Quante volte hai salvato un contenuto pensando: “Lo guardo con calma più tardi”?
Un reel su Instagram, una ricetta su TikTok, la lista dei “3 libri che devi assolutamente leggere”, o quel podcast che “non puoi perderti”.
Poi passa una settimana. Due.
E tutto è ancora lì, dimenticato nella tua cartella dei salvati.
Nel frattempo hai ascoltato solo metà di un podcast, abbandonato un articolo per mancanza di concentrazione e lasciato aperte sei newsletter “perché dentro c’era qualcosa di interessante”.

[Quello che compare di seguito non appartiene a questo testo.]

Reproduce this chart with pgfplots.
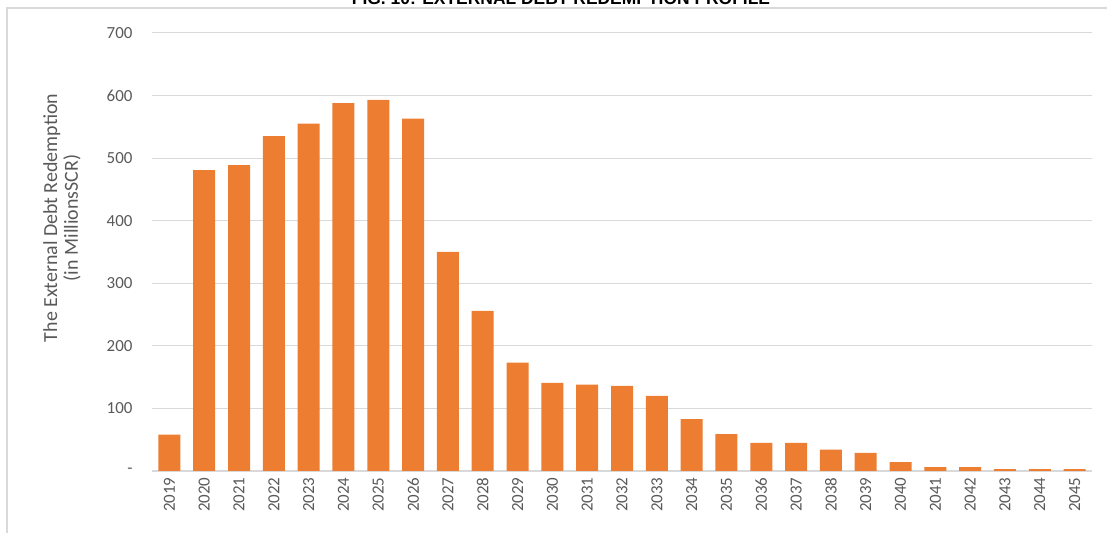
\documentclass[border=0pt]{standalone}
\usepackage{pgfplots}
\pgfplotsset{compat=1.18}
\usepackage{fontspec}
\setmainfont{Carlito}
\newfontfamily\arialfont{Liberation Sans}
\definecolor{barorange}{HTML}{ED7D31}
\definecolor{txtgray}{HTML}{595959}
\definecolor{gridgray}{HTML}{D9D9D9}
\definecolor{bordergray}{HTML}{D9D9D9}
\pgfplotstableread{
x val
0 58
1 481
2 489
3 535
4 555
5 588
6 593
7 563
8 350
9 256
10 173
11 141
12 138
13 136
14 120
15 83
16 59
17 45
18 45
19 34
20 29
21 14
22 6
23 6
24 3
25 3
26 3
}\debt
\begin{document}
\begin{tikzpicture}[x=1bp,y=1bp]
\useasboundingbox (0,0) rectangle (1107,533);
\begin{scope}
\clip (0,0) rectangle (1107,533);
\draw[bordergray, line width=1.5bp] (7,-5) -- (7,525) -- (1115,525);
\node[font=\arialfont\bfseries\fontsize{17.5}{17.5}\selectfont, anchor=base] at (561,528) {FIG. 10: EXTERNAL DEBT REDEMPTION PROFILE};
\end{scope}
\begin{axis}[
  at={(152bp,62bp)}, anchor=south west,
  scale only axis, width=940bp, height=438bp,
  xmin=-0.5, xmax=26.5, ymin=0, ymax=700,
  ytick={0,100,...,700},
  yticklabels={-,100,200,300,400,500,600,700},
  xtick={0,...,26},
  xticklabels={2019,2020,2021,2022,2023,2024,2025,2026,2027,2028,2029,2030,2031,2032,2033,2034,2035,2036,2037,2038,2039,2040,2041,2042,2043,2044,2045},
  x tick label style={rotate=90, anchor=east, font=\fontsize{17}{17}\selectfont, text=txtgray},
  y tick label style={font=\fontsize{17}{17}\selectfont, text=txtgray},
  xticklabel shift=3bp, yticklabel shift=16bp,
  major tick length=0pt,
  ymajorgrids, grid style={gridgray, line width=1bp},
  axis x line*=bottom, axis y line*=left,
  x axis line style={gridgray, line width=1.2bp},
  y axis line style={draw=none},
  /pgf/number format/assume math mode=true,
  clip=false,
]
\addplot[ybar, bar width=22bp, fill=barorange, draw=none] table[x=x,y=val] {\debt};
\end{axis}
\node[rotate=90, align=center, text=txtgray, font=\fontsize{20}{21}\selectfont] at (62,315) {The External Debt Redemption\\(in MillionsSCR)};
\end{tikzpicture}
\end{document}
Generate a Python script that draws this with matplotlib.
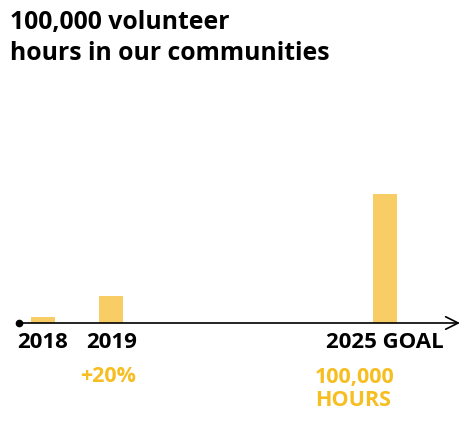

Benvenutə nel club del Digital Guilt.
Quel senso di colpa sottile che ti assale quando non riesci a stare al passo con l’infinita giostra di contenuti che ti orbitano attorno.
Da curiosità a compiti a casa
Una volta i contenuti digitali erano una distrazione, un piacere, una parentesi. Oggi sembrano diventati doveri:
- ogni podcast è una lezione,
- ogni post un consiglio,
- ogni newsletter una mini guida per migliorarti.
Risultato? Trattiamo i contenuti come una to-do list emotiva.
Un elenco infinito, che si allunga ogni giorno e non finisce mai.
E qui scatta la trappola: invece di essere fonte di ispirazione, i contenuti diventano una misura della nostra “inadeguatezza”. Se non vengono consumati tutti, ci sentiamo pigri, poco curiosi, meno brillanti degli altri.
Overload cognitivo: contenuti ovunque, attenzione da nessuna parte
Viviamo in multitasking costante: ascoltiamo mentre camminiamo, leggiamo mentre mangiamo, guardiamo mentre lavoriamo.
Il problema non è la qualità dei contenuti.
È che non c’è più spazio, tempo, profondità per assimilarli.
Il nostro cervello non è progettato per assorbire decine di micro-stimoli ogni ora: lo fa, certo, ma a caro prezzo. Perdiamo concentrazione, memoria e paradossalmente più consumiamo, meno ricordiamo.
Così ci sentiamo inadeguati, sempre indietro, mai davvero “al passo”. Questa saturazione ha un nome: overload cognitivo. Troppi input, tutti insieme, tutti i giorni.
E i brand?
In questo caos, anche i brand (e chi li aiuta a comunicare) hanno una responsabilità.
Ogni contenuto pubblicato non è solo un post in più nel feed di qualcuno: è anche un peso in più nella sua testa.
Vale la pena chiedersi: stiamo creando contenuti che aiutano o contenuti che schiacciano?
Perché se tutto diventa “indispensabile”, niente lo è davvero.
Forse non serve sempre dire qualcosa
A volte un contenuto può semplicemente far sorridere. O far pensare. O, semplicemente, far sentire.
Non tutto deve insegnare, migliorare, ottimizzare. Un feed non è (o non dovrebbe essere) un corso di perfezionamento continuo.La vera sfida oggi non è consumare di più. È scegliere meglio. Respirare.
E, finalmente, non sentirsi in colpa se restiamo indietro.